Why this project exists
“Mobile end agents” look magical in demos, but the gap between an impressive open-source prototype and something users can rely on (and pay for) is mostly engineering: concurrency, latency, cost control, safety, and operational boundaries. I forked Open-AutoGLM to build a more production-minded variant: global-autoglm.
The real “product” problems (not the demo problems)
My initial requirements doc was blunt: users don’t buy a cool agent—they buy speed, reliability, and predictable behavior. The biggest gaps I saw in the original stack were:
- Concurrency + isolation: the codebase is device-isolated by design, but typical usage still feels serial from an operator’s perspective.
- Response latency: slow turn-time breaks the illusion of control and kills retention.
- Persona separation: different agents need different “voices” and constraints.
- Multi-turn memory: without long-horizon memory, conversations reset and the agent repeats itself.
- Safety boundaries: NSFW/PII boundaries must be explicit, auditable, and enforceable.
- Cost / tokens: chain-of-thought verbosity and inefficient loops can make unit economics impossible.
The first monetizable improvement: multi-device parallelism
One practical requirement was operating multiple phones from a single machine. The runtime model is
1 device == 1 process, so the simplest reliable parallelism is to spawn a process per device and stream logs with prefixes.
That became scripts/run_multi_devices.py in my fork.
Code: run_multi_devices.py
# Same task on 3 devices (comma-separated), max 2 in parallel python scripts/run_multi_devices.py --devices "A,B,C" --task "Open Chrome and search for wireless earphones" --max-parallel 2 # Devices from file + per-device tasks from JSON mapping python scripts/run_multi_devices.py --devices-file devices.txt --tasks-json tasks.json
Latency and “operator experience” changes
To improve responsiveness, I focused on three levers that matter in production:
- Model routing: using faster/cheaper endpoints when the task is simple, and reserving stronger models for complex screens.
- Prompt discipline: reduce verbose reasoning, keep the agent’s “think” concise, and enforce one executable action per step.
- Timing knobs: expose and tune delays/timeouts so retries don’t feel like “the agent is stuck.”
What I learned about monetization
The monetizable features aren’t flashy—they’re the boring things customers ask for immediately: predictable throughput, clear failure modes, safety controls, and cost transparency.
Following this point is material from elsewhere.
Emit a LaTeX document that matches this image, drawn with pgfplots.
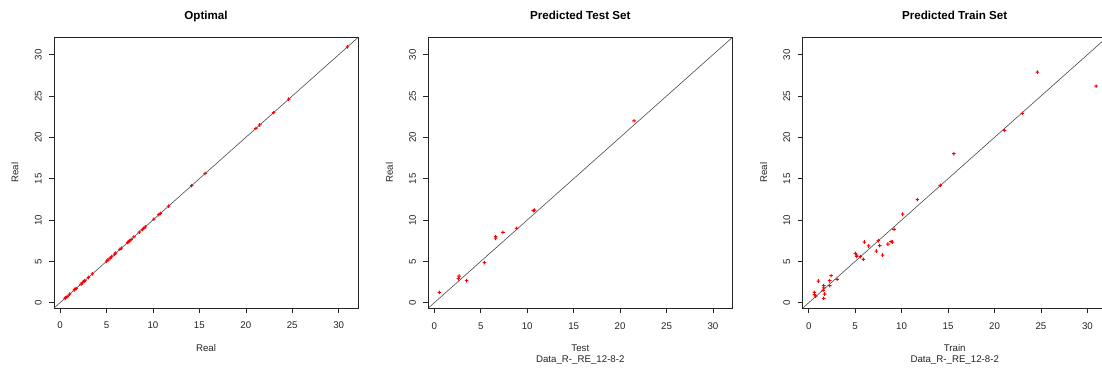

The biggest mindset shift was treating the agent like an operational system (SLOs, logs, retries, bounded behavior), not a chat toy.
What’s next
- Memory: long-horizon preference + conversation state with user-visible edit/delete controls.
- Better UI grounding: reduce hallucinations on dense icon grids via app/icon RAG and stronger UI element localization.
- Policy enforcement: real, testable safety gates for sensitive operations and content boundaries.
- Cost controls: token budgeting, shorter plans, and caching of repeated UI interpretations.